• **WORK TO COMPLETE**:
Quote the material below exactly as written, from the first line to the line that holds "import pandas as pd", endpoints included.

• **DATASET ROWS**:
== == ==

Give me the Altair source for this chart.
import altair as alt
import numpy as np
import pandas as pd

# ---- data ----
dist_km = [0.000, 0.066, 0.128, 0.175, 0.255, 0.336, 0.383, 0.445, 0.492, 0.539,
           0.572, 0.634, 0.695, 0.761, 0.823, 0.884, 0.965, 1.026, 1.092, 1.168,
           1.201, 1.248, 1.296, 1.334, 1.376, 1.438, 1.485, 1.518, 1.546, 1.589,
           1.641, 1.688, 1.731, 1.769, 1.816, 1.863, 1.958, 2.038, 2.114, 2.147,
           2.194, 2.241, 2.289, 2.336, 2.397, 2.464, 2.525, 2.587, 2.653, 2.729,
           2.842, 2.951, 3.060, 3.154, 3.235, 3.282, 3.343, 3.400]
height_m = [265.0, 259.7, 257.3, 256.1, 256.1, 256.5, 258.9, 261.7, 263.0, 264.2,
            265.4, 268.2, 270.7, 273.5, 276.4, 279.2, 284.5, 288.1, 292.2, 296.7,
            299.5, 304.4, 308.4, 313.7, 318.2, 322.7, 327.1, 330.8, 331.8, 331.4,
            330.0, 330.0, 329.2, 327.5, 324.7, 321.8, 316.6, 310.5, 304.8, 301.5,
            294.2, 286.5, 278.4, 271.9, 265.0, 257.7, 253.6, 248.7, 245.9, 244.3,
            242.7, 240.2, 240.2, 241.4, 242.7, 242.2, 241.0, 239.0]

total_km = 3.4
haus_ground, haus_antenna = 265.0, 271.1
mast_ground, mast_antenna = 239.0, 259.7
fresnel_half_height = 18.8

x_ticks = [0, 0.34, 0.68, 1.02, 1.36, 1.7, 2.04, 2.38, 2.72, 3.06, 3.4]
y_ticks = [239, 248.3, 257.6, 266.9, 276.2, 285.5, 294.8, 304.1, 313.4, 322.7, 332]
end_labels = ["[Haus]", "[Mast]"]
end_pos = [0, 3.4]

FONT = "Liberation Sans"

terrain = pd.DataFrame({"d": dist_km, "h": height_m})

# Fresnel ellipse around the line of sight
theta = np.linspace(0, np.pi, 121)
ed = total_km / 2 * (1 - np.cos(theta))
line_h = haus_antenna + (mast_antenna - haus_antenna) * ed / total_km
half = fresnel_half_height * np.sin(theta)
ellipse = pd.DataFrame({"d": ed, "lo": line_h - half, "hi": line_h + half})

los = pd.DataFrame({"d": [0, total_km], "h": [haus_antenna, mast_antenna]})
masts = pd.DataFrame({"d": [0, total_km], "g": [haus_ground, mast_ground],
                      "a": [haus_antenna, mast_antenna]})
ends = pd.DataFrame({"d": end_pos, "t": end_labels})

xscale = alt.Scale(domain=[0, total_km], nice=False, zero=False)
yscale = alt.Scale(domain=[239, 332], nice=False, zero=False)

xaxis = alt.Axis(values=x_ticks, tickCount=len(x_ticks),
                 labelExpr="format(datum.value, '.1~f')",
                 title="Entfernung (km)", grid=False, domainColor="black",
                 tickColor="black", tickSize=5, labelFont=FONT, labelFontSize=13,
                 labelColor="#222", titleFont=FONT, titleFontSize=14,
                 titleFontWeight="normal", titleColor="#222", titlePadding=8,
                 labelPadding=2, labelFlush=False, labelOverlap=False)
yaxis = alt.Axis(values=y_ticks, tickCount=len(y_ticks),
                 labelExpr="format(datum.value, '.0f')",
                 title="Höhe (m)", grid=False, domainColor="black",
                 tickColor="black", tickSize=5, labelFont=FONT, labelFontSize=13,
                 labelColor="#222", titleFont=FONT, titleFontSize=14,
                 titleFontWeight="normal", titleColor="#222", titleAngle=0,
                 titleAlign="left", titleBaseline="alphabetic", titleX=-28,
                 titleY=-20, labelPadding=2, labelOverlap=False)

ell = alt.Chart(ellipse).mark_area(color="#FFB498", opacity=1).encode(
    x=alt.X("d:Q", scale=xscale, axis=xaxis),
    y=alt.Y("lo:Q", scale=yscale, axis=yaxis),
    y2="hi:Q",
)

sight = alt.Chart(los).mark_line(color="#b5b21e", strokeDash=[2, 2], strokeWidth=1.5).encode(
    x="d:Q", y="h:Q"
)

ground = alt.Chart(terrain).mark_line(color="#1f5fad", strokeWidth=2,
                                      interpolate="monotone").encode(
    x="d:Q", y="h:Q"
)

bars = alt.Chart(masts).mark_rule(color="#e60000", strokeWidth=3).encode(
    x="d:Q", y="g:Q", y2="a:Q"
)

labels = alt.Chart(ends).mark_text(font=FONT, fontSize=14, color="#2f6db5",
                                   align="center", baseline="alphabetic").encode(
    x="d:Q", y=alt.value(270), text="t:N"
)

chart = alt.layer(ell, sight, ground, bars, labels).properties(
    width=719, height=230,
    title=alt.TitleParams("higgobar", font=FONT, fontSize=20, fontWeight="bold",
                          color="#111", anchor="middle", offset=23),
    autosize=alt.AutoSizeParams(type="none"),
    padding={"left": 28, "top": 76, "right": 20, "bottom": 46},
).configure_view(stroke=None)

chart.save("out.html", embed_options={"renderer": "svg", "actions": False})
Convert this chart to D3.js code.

== == ==

• **SOLUTION FOR THIS EXERCISE**:
Give me the Altair source for this chart.
import altair as alt
import numpy as np
import pandas as pd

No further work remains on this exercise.